News You Might Have Missed: Week 12

As the teaching period draws to a close, there’s still plenty going on at ANU. If you were too busy searching for a desk at Chifley, here’s the news you might have missed.  

Campus

Three women holding Bossy copies
Bossy Editors Tay Vakeeswaran, Nicole Jackson, and Juliette Baxter at this week’s launch event.

Bossy, ANU’s feminist magazine where all contributors are women-identifying, femme-aligned, non-binary and/or genderqueer, launched its fourth edition. It is entitled ‘Making Space’, and features artwork, photography, creative writing, op-eds, and poetry.

As of last Monday, Hancock Library is now a 24/7 facility. A new Parents Room was also opened there, including a change table, a microwave, and a space to feed children. The Chifley Library Digital Hub was also opened on Friday the 19th, which features specialised scanning and printing facilities.

A student petition was circulated this week, calling on the South Asia Research Institute to cancel a speaker event, as the keynote speaker has had sexual harassment allegations made against him.
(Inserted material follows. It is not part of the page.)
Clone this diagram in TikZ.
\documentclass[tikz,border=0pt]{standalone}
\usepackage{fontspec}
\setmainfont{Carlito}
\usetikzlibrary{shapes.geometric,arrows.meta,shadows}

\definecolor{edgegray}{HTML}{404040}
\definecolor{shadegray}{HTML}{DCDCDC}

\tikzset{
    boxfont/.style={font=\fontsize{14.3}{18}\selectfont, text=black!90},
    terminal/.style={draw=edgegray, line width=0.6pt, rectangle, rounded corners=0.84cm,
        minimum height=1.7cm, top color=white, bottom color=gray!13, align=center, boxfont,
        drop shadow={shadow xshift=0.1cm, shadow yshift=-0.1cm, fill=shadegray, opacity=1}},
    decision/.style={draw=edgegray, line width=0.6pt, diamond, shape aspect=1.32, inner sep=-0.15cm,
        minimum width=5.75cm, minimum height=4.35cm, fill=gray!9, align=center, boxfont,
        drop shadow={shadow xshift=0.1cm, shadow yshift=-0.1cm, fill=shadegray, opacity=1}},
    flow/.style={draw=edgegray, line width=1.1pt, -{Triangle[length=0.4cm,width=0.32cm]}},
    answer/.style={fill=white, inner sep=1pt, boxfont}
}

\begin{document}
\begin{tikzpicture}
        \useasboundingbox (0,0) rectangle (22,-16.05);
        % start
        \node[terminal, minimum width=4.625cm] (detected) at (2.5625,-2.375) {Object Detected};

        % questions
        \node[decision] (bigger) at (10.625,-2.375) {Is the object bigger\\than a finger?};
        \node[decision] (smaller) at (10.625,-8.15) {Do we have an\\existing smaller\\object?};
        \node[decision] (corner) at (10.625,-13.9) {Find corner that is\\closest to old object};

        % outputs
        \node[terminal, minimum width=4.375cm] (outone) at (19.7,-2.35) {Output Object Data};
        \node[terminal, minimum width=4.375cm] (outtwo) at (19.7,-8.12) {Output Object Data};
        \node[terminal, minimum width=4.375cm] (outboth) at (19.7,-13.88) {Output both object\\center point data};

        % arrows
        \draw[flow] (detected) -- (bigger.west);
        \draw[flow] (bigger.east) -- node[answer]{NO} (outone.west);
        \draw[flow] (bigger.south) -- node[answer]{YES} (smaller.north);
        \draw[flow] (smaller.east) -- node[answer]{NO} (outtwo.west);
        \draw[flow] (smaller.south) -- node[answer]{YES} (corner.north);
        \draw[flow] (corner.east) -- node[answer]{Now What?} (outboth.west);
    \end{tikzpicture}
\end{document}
Despite this receiving over 150 students’ signatures, the event went ahead on Wednesday as planned.

Trolleys are a normal sight in Sullivan’s Creek.
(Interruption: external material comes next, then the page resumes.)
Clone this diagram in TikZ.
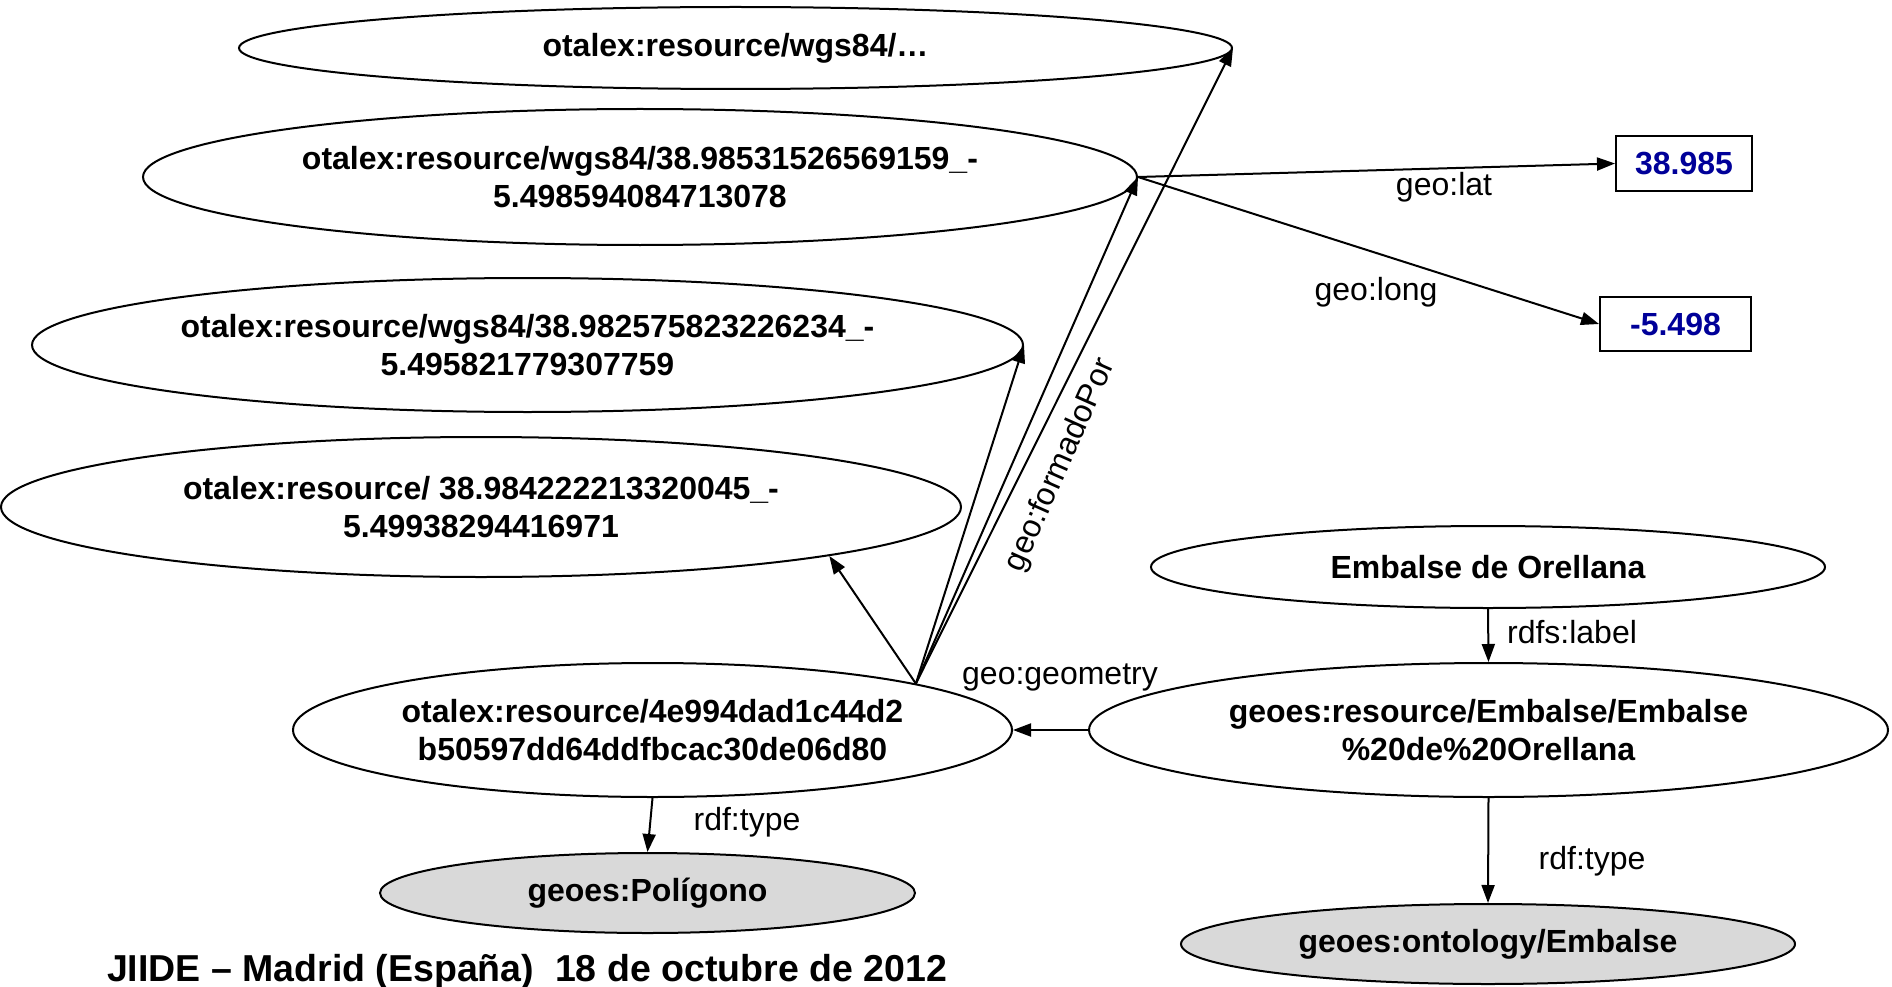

A number of trolleys were removed from Sullivan’s Creek on Wednesday by ANUgreen volunteers. 16 trolleys and two wheelie bins were fished out.

Clubs

Voting for the Clubs Council Executive was extended due to “technical issues”. Voting was supposed to close on Tuesday with results to be released Wednesday; the voting link now indicates that polls will be open until the end of next week.

Representatives of 10 different countries attended the CAPSS breakfast event.

The ANU College of Asia and the Pacific Students’ Society held a breakfast at University House last Wednesday with a number of ambassadors to Australia. The event included representatives of the governments of Afghanistan, India, South Korea, Russia, Singapore, Thailand, Timor-Leste, Malaysia, Myanmar, and New Zealand.

Halls of Residence

The ‘Interhall AGM’ was held, where the new Executives of the Interhall Sports Organisation (ISO), the Interhall Arts Committee (IAC), and the Social Interhall Committee (SIC) were elected. Representatives from the Wright Hall Association of Members (WHAM) attended for the first time. Matthew Tuxen (Burgmann) will be the 2019 ISO President, Sophie Jagger (UniLodge) will be the IAC President, and Chris Brown (Fenner) will be next year’s SIC President.

Interhall SPARTOS was held on Tuesday, which honoured performances in Interhall sports and arts events this year. For the first time ever, there was a tie for the winner of the Arts Shield, as B&G and Burgmann finished with the same number of points. Johns XXIII won the Sports Shield for the second year in succession.

NUS

The Grassroots Left and National Independents factions in the National Union of Students (NUS) have merged, becoming the Grassroots Independents. Three of ANUSA’s five delegates to this year’s NUS National Conference will sit with the Grassroots Independents. The convenors of the new faction said that they hoped to push the union towards being “accountable, and progressive”, by prioritising “transparency and grassroots activation”.

PARSA

PARSA held its first Postgraduate Representative Council meeting this week. The meeting is PARSA’s first with its 2019 Executive and under its new Constitution. The constitutional changes separated corporate governance from the PRC.

University Administration

ANU Distinguished Professor Genevieve Bell has been elected a Fellow of the Australian Academy of Technology and Engineering (ATSE). Bell, who is the current Director of the ANU Autonomy, Agency and Assurance Innovation Institute (3Ai), joins Dr Lachlan Blackhall as the second ANU Entrepreneurial Fellow of ATSE.

ANU launched InSpace, an institute which aims to bring together “researchers from the myriad disciplines with a stake in the space industry”. Headquartered at Mt Stromlo, the institute will host “astronomers, physicists, engineers, policy researchers, legal specialists and business experts”.